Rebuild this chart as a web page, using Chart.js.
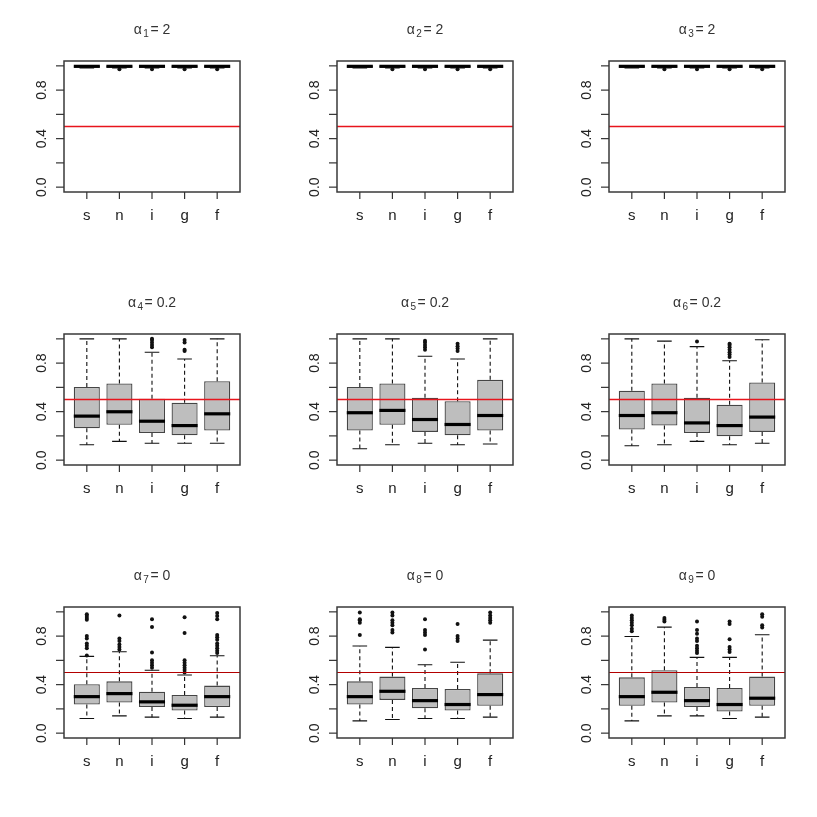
<!DOCTYPE html>
<html>
<head>
<meta charset="utf-8">
<script src="https://cdn.jsdelivr.net/npm/chart.js@4.4.1/dist/chart.umd.min.js"></script>
<style>
  html, body { margin: 0; padding: 0; background: #fff; }
  #grid { position: relative; width: 817px; height: 817px; background: #fff; overflow: hidden; }
  #grid canvas { position: absolute; }
</style>
</head>
<body>
<div id="grid"></div>
<script>
// groups on the x axis and one alpha value per panel
const groups = ["s", "n", "i", "g", "f"];
const alphaValues = [2, 2, 2, 0.2, 0.2, 0.2, 0, 0, 0];
const yTicks = [0, 0.2, 0.4, 0.6, 0.8, 1.0];
const yTickLabels = ["0.0", "", "0.4", "", "0.8", ""];
const refValue = 0.5;

// box statistics, one row per panel, one value per group
const whiskerLow = [
  [0.982, 0.982, 0.982, 0.982, 0.982],
  [0.982, 0.982, 0.982, 0.982, 0.982],
  [0.982, 0.982, 0.982, 0.982, 0.982],
  [0.127, 0.155, 0.139, 0.139, 0.139],
  [0.094, 0.127, 0.139, 0.127, 0.133],
  [0.119, 0.127, 0.155, 0.127, 0.139],
  [0.121, 0.142, 0.132, 0.121, 0.132],
  [0.101, 0.112, 0.121, 0.121, 0.132],
  [0.101, 0.142, 0.142, 0.121, 0.132]
];
const quartile1 = [
  [0.987, 0.987, 0.987, 0.987, 0.987],
  [0.987, 0.987, 0.987, 0.987, 0.987],
  [0.987, 0.987, 0.987, 0.987, 0.987],
  [0.263, 0.291, 0.224, 0.205, 0.244],
  [0.244, 0.291, 0.233, 0.205, 0.244],
  [0.252, 0.285, 0.224, 0.197, 0.233],
  [0.236, 0.252, 0.216, 0.186, 0.216],
  [0.236, 0.274, 0.205, 0.186, 0.225],
  [0.225, 0.252, 0.216, 0.178, 0.225]
];
const medians = [
  [0.996, 0.996, 0.996, 0.996, 0.996],
  [0.996, 0.996, 0.996, 0.996, 0.996],
  [0.996, 0.996, 0.996, 0.996, 0.996],
  [0.363, 0.399, 0.321, 0.285, 0.382],
  [0.391, 0.41, 0.335, 0.294, 0.368],
  [0.368, 0.391, 0.307, 0.285, 0.355],
  [0.301, 0.326, 0.258, 0.23, 0.301],
  [0.301, 0.345, 0.268, 0.236, 0.318],
  [0.301, 0.337, 0.268, 0.236, 0.288]
];
const quartile3 = [
  [1, 1, 1, 1, 1],
  [1, 1, 1, 1, 1],
  [1, 1, 1, 1, 1],
  [0.604, 0.632, 0.507, 0.474, 0.651],
  [0.604, 0.632, 0.515, 0.485, 0.662],
  [0.573, 0.632, 0.515, 0.457, 0.64],
  [0.403, 0.427, 0.342, 0.315, 0.392],
  [0.427, 0.466, 0.373, 0.364, 0.493],
  [0.46, 0.518, 0.381, 0.373, 0.466]
];
const whiskerHigh = [
  [1, 1, 1, 1, 1],
  [1, 1, 1, 1, 1],
  [1, 1, 1, 1, 1],
  [1.0, 1.0, 0.889, 0.834, 1.0],
  [1.0, 1.0, 0.856, 0.834, 1.0],
  [1.0, 0.981, 0.936, 0.82, 0.992],
  [0.633, 0.671, 0.518, 0.479, 0.638],
  [0.718, 0.707, 0.564, 0.584, 0.767],
  [0.797, 0.874, 0.625, 0.625, 0.811]
];
const outliers = [
  [[], [0.972], [0.972], [0.972], [0.972]],
  [[], [0.972], [0.972], [0.972], [0.972]],
  [[], [0.972], [0.972], [0.972], [0.972]],
  [[], [], [0.93, 0.95, 0.97, 0.99, 1.0], [0.9, 0.91, 0.97, 0.99], []],
  [[], [], [0.91, 0.93, 0.95, 0.97, 0.985], [0.9, 0.92, 0.94, 0.96], []],
  [[], [], [0.978], [0.85, 0.87, 0.89, 0.91, 0.93, 0.95, 0.96], []],
  [[0.64, 0.7, 0.72, 0.74, 0.78, 0.8, 0.935, 0.95, 0.965, 0.98],
   [0.69, 0.71, 0.73, 0.76, 0.78, 0.97],
   [0.54, 0.56, 0.58, 0.6, 0.665, 0.875, 0.94],
   [0.5, 0.52, 0.54, 0.56, 0.58, 0.6, 0.825, 0.955],
   [0.66, 0.68, 0.7, 0.72, 0.74, 0.77, 0.79, 0.81, 0.94, 0.965, 0.99]],
  [[0.81, 0.91, 0.93, 0.94, 0.995],
   [0.83, 0.85, 0.89, 0.91, 0.93, 0.97, 0.995],
   [0.69, 0.81, 0.83, 0.85, 0.94],
   [0.76, 0.78, 0.8, 0.9],
   [0.91, 0.93, 0.95, 0.97, 0.995]],
  [[0.84, 0.86, 0.89, 0.91, 0.93, 0.95, 0.97],
   [0.92, 0.935, 0.95],
   [0.66, 0.68, 0.7, 0.72, 0.76, 0.78, 0.82, 0.85, 0.92],
   [0.67, 0.69, 0.71, 0.775, 0.9, 0.92],
   [0.87, 0.89, 0.96, 0.98]]
];

const FONT = '"Liberation Sans", Arial, Helvetica, sans-serif';
const INK = "#222";

const boxplotPlugin = {
  id: "boxplot",
  afterDatasetsDraw(chart) {
    const k = chart.options.plugins.boxplot.panel;
    const ctx = chart.ctx;
    const x = chart.scales.x, y = chart.scales.y;
    const area = chart.chartArea;
    const bars = chart.getDatasetMeta(0).data;
    ctx.save();

    groups.forEach((g, i) => {
      const px = x.getPixelForValue(i + 1);
      const w = bars[i].width;
      const yLo = y.getPixelForValue(whiskerLow[k][i]);
      const yHi = y.getPixelForValue(whiskerHigh[k][i]);
      const yQ1 = y.getPixelForValue(quartile1[k][i]);
      const yQ3 = y.getPixelForValue(quartile3[k][i]);
      // dashed whiskers
      ctx.strokeStyle = "#111";
      ctx.lineWidth = 1.1;
      ctx.setLineDash([4, 3]);
      ctx.beginPath();
      ctx.moveTo(px, yQ3); ctx.lineTo(px, yHi);
      ctx.moveTo(px, yQ1); ctx.lineTo(px, yLo);
      ctx.stroke();
      // staples
      ctx.setLineDash([]);
      ctx.beginPath();
      ctx.moveTo(px - w * 0.28, yHi); ctx.lineTo(px + w * 0.28, yHi);
      ctx.moveTo(px - w * 0.28, yLo); ctx.lineTo(px + w * 0.28, yLo);
      ctx.stroke();
      // median
      const yMed = y.getPixelForValue(medians[k][i]);
      ctx.strokeStyle = "#000";
      ctx.lineWidth = 3.2;
      ctx.beginPath();
      ctx.moveTo(px - w / 2, yMed); ctx.lineTo(px + w / 2, yMed);
      ctx.stroke();
    });

    // reference line
    const yRef = y.getPixelForValue(refValue);
    ctx.strokeStyle = k < 6 ? "#e8141c" : "#b30000";
    ctx.lineWidth = k < 6 ? 1.5 : 1;
    ctx.beginPath();
    ctx.moveTo(area.left, yRef); ctx.lineTo(area.right, yRef);
    ctx.stroke();

    // frame
    ctx.strokeStyle = "#3a3a3a";
    ctx.lineWidth = 1.5;
    ctx.strokeRect(area.left, area.top, area.right - area.left, area.bottom - area.top);

    // y axis ticks and rotated labels
    ctx.strokeStyle = "#333";
    ctx.lineWidth = 1.2;
    ctx.fillStyle = INK;
    ctx.font = "14px " + FONT;
    yTicks.forEach((v, j) => {
      const py = y.getPixelForValue(v);
      ctx.beginPath();
      ctx.moveTo(area.left, py); ctx.lineTo(area.left - 8, py);
      ctx.stroke();
      if (yTickLabels[j]) {
        ctx.save();
        ctx.translate(area.left - 18, py);
        ctx.rotate(-Math.PI / 2);
        ctx.textAlign = "center";
        ctx.textBaseline = "alphabetic";
        ctx.fillText(yTickLabels[j], 0, 0);
        ctx.restore();
      }
    });

    // x axis ticks and labels
    ctx.font = "15px " + FONT;
    ctx.textAlign = "center";
    ctx.textBaseline = "alphabetic";
    groups.forEach((g, i) => {
      const px = x.getPixelForValue(i + 1);
      ctx.beginPath();
      ctx.moveTo(px, area.bottom); ctx.lineTo(px, area.bottom + 7);
      ctx.stroke();
      ctx.fillText(g, px, area.bottom + 28);
    });

    // title: alpha with subscript index
    const main = "14px " + FONT, sub = "10px " + FONT;
    const rest = "= " + String(alphaValues[k]);
    const idx = String(k + 1);
    ctx.font = main;
    const wA = ctx.measureText("\u03b1").width;
    const wR = ctx.measureText(rest).width;
    ctx.font = sub;
    const wS = ctx.measureText(idx).width;
    const total = wA + 1.5 + wS + 1.5 + wR;
    let tx = (area.left + area.right) / 2 - total / 2;
    const ty = area.top - 27;
    ctx.textAlign = "left";
    ctx.fillStyle = "#333";
    ctx.font = main;
    ctx.fillText("\u03b1", tx, ty);
    tx += wA + 1.5;
    ctx.font = sub;
    ctx.fillText(idx, tx, ty + 3);
    tx += wS + 1.5;
    ctx.font = main;
    ctx.fillText(rest, tx, ty);

    ctx.restore();
  }
};

function makePanel(k) {
  const col = k % 3, row = Math.floor(k / 3);
  const canvas = document.createElement("canvas");
  canvas.width = 272;
  canvas.height = 273;
  canvas.style.left = [0, 273, 545][col] + "px";
  canvas.style.top = (row * 273) + "px";
  document.getElementById("grid").appendChild(canvas);

  const boxes = groups.map((g, i) => ({ x: i + 1, y: [quartile1[k][i], quartile3[k][i]] }));
  const points = [];
  groups.forEach((g, i) => outliers[k][i].forEach((v) => points.push({ x: i + 1, y: v })));

  new Chart(canvas, {
    type: "bar",
    data: {
      datasets: [
        {
          type: "bar",
          data: boxes,
          backgroundColor: "#bebebe",
          borderColor: "#454545",
          borderWidth: 1.3,
          borderSkipped: false,
          barPercentage: 0.8,
          categoryPercentage: 1,
          order: 2
        },
        {
          type: "scatter",
          data: points,
          pointRadius: 2,
          pointBackgroundColor: "#111",
          pointBorderWidth: 0,
          order: 1
        }
      ]
    },
    options: {
      responsive: false,
      animation: false,
      events: [],
      layout: { padding: { left: 64, right: 32, top: 61, bottom: 81 } },
      plugins: {
        legend: { display: false },
        tooltip: { enabled: false },
        boxplot: { panel: k }
      },
      scales: {
        x: { type: "linear", min: 0.3, max: 5.7, offset: false, display: false },
        y: { type: "linear", min: -0.04, max: 1.04, display: false }
      }
    },
    plugins: [boxplotPlugin]
  });
}

alphaValues.forEach((a, k) => makePanel(k));
</script>
</body>
</html>
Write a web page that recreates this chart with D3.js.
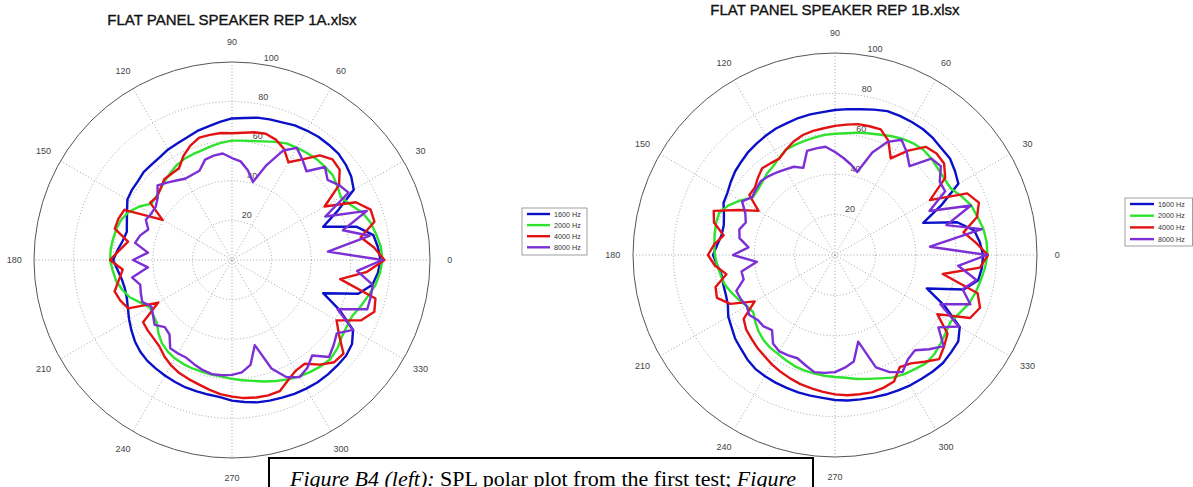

## Given exercise:
Skip every picture and return the lines above from the top through the one that contains "const refValue = 0.5;".

## Solution to the problem:
Rebuild this chart as a web page, using Chart.js.
<!DOCTYPE html>
<html>
<head>
<meta charset="utf-8">
<script src="https://cdn.jsdelivr.net/npm/chart.js@4.4.1/dist/chart.umd.min.js"></script>
<style>
  html, body { margin: 0; padding: 0; background: #fff; }
  #grid { position: relative; width: 817px; height: 817px; background: #fff; overflow: hidden; }
  #grid canvas { position: absolute; }
</style>
</head>
<body>
<div id="grid"></div>
<script>
// groups on the x axis and one alpha value per panel
const groups = ["s", "n", "i", "g", "f"];
const alphaValues = [2, 2, 2, 0.2, 0.2, 0.2, 0, 0, 0];
const yTicks = [0, 0.2, 0.4, 0.6, 0.8, 1.0];
const yTickLabels = ["0.0", "", "0.4", "", "0.8", ""];
const refValue = 0.5;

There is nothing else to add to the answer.